'''

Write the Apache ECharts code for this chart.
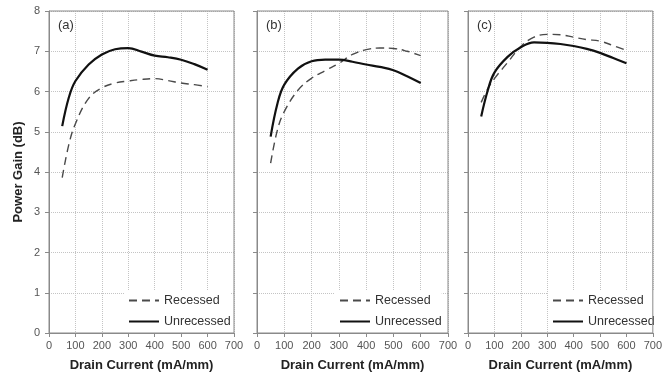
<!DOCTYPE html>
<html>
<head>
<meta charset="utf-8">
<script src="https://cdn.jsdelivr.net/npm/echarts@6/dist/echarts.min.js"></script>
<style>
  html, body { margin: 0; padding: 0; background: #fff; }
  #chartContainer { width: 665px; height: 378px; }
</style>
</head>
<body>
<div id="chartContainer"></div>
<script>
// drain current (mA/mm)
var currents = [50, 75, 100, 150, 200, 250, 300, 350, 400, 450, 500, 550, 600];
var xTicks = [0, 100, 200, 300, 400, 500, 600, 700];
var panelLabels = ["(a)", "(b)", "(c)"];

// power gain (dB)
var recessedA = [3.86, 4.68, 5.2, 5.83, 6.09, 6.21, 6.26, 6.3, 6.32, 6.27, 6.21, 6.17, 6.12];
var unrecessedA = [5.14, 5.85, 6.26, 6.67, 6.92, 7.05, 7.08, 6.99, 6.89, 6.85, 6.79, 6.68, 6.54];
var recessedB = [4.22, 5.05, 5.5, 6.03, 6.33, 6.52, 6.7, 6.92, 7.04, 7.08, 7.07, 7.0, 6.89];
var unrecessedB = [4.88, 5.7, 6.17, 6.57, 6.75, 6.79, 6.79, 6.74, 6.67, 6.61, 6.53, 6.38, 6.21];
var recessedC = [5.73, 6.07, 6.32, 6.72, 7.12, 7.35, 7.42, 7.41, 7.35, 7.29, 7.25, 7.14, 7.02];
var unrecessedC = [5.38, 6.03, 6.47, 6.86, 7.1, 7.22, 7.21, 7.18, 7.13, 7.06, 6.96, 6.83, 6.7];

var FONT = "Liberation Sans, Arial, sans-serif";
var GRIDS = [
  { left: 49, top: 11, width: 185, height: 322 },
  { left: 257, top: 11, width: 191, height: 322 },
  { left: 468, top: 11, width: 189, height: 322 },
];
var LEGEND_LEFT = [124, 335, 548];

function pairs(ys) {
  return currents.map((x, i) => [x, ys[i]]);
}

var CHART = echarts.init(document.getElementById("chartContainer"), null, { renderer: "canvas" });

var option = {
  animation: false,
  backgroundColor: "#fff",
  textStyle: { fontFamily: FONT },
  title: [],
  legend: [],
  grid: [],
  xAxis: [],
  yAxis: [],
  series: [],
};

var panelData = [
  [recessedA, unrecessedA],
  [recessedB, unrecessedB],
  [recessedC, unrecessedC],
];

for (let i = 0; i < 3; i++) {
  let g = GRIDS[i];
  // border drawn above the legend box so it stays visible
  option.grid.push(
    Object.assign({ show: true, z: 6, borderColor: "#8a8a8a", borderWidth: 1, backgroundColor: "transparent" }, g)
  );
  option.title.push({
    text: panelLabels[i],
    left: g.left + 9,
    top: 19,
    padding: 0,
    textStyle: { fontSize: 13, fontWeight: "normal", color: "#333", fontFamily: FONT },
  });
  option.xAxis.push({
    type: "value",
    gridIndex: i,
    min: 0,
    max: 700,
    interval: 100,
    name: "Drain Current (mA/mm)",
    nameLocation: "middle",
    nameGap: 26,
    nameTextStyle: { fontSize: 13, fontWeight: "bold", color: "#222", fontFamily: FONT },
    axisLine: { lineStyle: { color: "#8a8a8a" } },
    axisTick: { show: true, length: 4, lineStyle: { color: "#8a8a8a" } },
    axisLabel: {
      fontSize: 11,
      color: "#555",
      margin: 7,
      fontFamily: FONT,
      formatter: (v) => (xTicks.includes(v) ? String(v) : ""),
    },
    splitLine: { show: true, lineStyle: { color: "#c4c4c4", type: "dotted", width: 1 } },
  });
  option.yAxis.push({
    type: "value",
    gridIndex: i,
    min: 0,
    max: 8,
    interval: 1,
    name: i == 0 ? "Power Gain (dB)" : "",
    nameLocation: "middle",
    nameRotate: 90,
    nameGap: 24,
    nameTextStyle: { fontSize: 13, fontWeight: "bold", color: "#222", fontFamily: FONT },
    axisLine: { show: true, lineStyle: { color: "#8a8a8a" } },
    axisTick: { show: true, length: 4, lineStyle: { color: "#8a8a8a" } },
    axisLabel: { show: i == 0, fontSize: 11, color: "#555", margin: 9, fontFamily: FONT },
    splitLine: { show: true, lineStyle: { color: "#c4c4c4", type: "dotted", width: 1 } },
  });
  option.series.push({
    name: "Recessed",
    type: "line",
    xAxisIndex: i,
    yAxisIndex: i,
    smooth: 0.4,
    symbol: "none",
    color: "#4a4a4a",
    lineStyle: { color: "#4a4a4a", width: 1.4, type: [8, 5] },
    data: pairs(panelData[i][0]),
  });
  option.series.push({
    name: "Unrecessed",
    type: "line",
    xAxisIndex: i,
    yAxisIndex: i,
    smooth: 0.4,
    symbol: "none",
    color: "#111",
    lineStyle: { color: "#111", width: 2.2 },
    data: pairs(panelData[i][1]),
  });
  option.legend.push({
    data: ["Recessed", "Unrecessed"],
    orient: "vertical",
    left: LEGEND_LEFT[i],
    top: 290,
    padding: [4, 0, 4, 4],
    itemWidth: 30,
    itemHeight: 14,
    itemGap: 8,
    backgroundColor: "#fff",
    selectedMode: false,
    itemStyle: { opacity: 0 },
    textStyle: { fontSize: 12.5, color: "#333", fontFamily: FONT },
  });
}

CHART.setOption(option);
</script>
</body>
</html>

'''

■ **EXERCISE DESCRIPTION**:
Repeat the material exactly as it reads, without any of its pictures.

■ **EXERCISE RESULT**:
Write the Apache ECharts code for this chart.
<!DOCTYPE html>
<html>
<head>
<meta charset="utf-8">
<script src="https://cdn.jsdelivr.net/npm/echarts@6/dist/echarts.min.js"></script>
<style>
  html, body { margin: 0; padding: 0; background: #fff; }
  #chartContainer { width: 665px; height: 378px; }
</style>
</head>
<body>
<div id="chartContainer"></div>
<script>
// drain current (mA/mm)
var currents = [50, 75, 100, 150, 200, 250, 300, 350, 400, 450, 500, 550, 600];
var xTicks = [0, 100, 200, 300, 400, 500, 600, 700];
var panelLabels = ["(a)", "(b)", "(c)"];

// power gain (dB)
var recessedA = [3.86, 4.68, 5.2, 5.83, 6.09, 6.21, 6.26, 6.3, 6.32, 6.27, 6.21, 6.17, 6.12];
var unrecessedA = [5.14, 5.85, 6.26, 6.67, 6.92, 7.05, 7.08, 6.99, 6.89, 6.85, 6.79, 6.68, 6.54];
var recessedB = [4.22, 5.05, 5.5, 6.03, 6.33, 6.52, 6.7, 6.92, 7.04, 7.08, 7.07, 7.0, 6.89];
var unrecessedB = [4.88, 5.7, 6.17, 6.57, 6.75, 6.79, 6.79, 6.74, 6.67, 6.61, 6.53, 6.38, 6.21];
var recessedC = [5.73, 6.07, 6.32, 6.72, 7.12, 7.35, 7.42, 7.41, 7.35, 7.29, 7.25, 7.14, 7.02];
var unrecessedC = [5.38, 6.03, 6.47, 6.86, 7.1, 7.22, 7.21, 7.18, 7.13, 7.06, 6.96, 6.83, 6.7];

var FONT = "Liberation Sans, Arial, sans-serif";
var GRIDS = [
  { left: 49, top: 11, width: 185, height: 322 },
  { left: 257, top: 11, width: 191, height: 322 },
  { left: 468, top: 11, width: 189, height: 322 },
];
var LEGEND_LEFT = [124, 335, 548];

function pairs(ys) {
  return currents.map((x, i) => [x, ys[i]]);
}

var CHART = echarts.init(document.getElementById("chartContainer"), null, { renderer: "canvas" });

var option = {
  animation: false,
  backgroundColor: "#fff",
  textStyle: { fontFamily: FONT },
  title: [],
  legend: [],
  grid: [],
  xAxis: [],
  yAxis: [],
  series: [],
};

var panelData = [
  [recessedA, unrecessedA],
  [recessedB, unrecessedB],
  [recessedC, unrecessedC],
];

for (let i = 0; i < 3; i++) {
  let g = GRIDS[i];
  // border drawn above the legend box so it stays visible
  option.grid.push(
    Object.assign({ show: true, z: 6, borderColor: "#8a8a8a", borderWidth: 1, backgroundColor: "transparent" }, g)
  );
  option.title.push({
    text: panelLabels[i],
    left: g.left + 9,
    top: 19,
    padding: 0,
    textStyle: { fontSize: 13, fontWeight: "normal", color: "#333", fontFamily: FONT },
  });
  option.xAxis.push({
    type: "value",
    gridIndex: i,
    min: 0,
    max: 700,
    interval: 100,
    name: "Drain Current (mA/mm)",
    nameLocation: "middle",
    nameGap: 26,
    nameTextStyle: { fontSize: 13, fontWeight: "bold", color: "#222", fontFamily: FONT },
    axisLine: { lineStyle: { color: "#8a8a8a" } },
    axisTick: { show: true, length: 4, lineStyle: { color: "#8a8a8a" } },
    axisLabel: {
      fontSize: 11,
      color: "#555",
      margin: 7,
      fontFamily: FONT,
      formatter: (v) => (xTicks.includes(v) ? String(v) : ""),
    },
    splitLine: { show: true, lineStyle: { color: "#c4c4c4", type: "dotted", width: 1 } },
  });
  option.yAxis.push({
    type: "value",
    gridIndex: i,
    min: 0,
    max: 8,
    interval: 1,
    name: i == 0 ? "Power Gain (dB)" : "",
    nameLocation: "middle",
    nameRotate: 90,
    nameGap: 24,
    nameTextStyle: { fontSize: 13, fontWeight: "bold", color: "#222", fontFamily: FONT },
    axisLine: { show: true, lineStyle: { color: "#8a8a8a" } },
    axisTick: { show: true, length: 4, lineStyle: { color: "#8a8a8a" } },
    axisLabel: { show: i == 0, fontSize: 11, color: "#555", margin: 9, fontFamily: FONT },
    splitLine: { show: true, lineStyle: { color: "#c4c4c4", type: "dotted", width: 1 } },
  });
  option.series.push({
    name: "Recessed",
    type: "line",
    xAxisIndex: i,
    yAxisIndex: i,
    smooth: 0.4,
    symbol: "none",
    color: "#4a4a4a",
    lineStyle: { color: "#4a4a4a", width: 1.4, type: [8, 5] },
    data: pairs(panelData[i][0]),
  });
  option.series.push({
    name: "Unrecessed",
    type: "line",
    xAxisIndex: i,
    yAxisIndex: i,
    smooth: 0.4,
    symbol: "none",
    color: "#111",
    lineStyle: { color: "#111", width: 2.2 },
    data: pairs(panelData[i][1]),
  });
  option.legend.push({
    data: ["Recessed", "Unrecessed"],
    orient: "vertical",
    left: LEGEND_LEFT[i],
    top: 290,
    padding: [4, 0, 4, 4],
    itemWidth: 30,
    itemHeight: 14,
    itemGap: 8,
    backgroundColor: "#fff",
    selectedMode: false,
    itemStyle: { opacity: 0 },
    textStyle: { fontSize: 12.5, color: "#333", fontFamily: FONT },
  });
}

CHART.setOption(option);
</script>
</body>
</html>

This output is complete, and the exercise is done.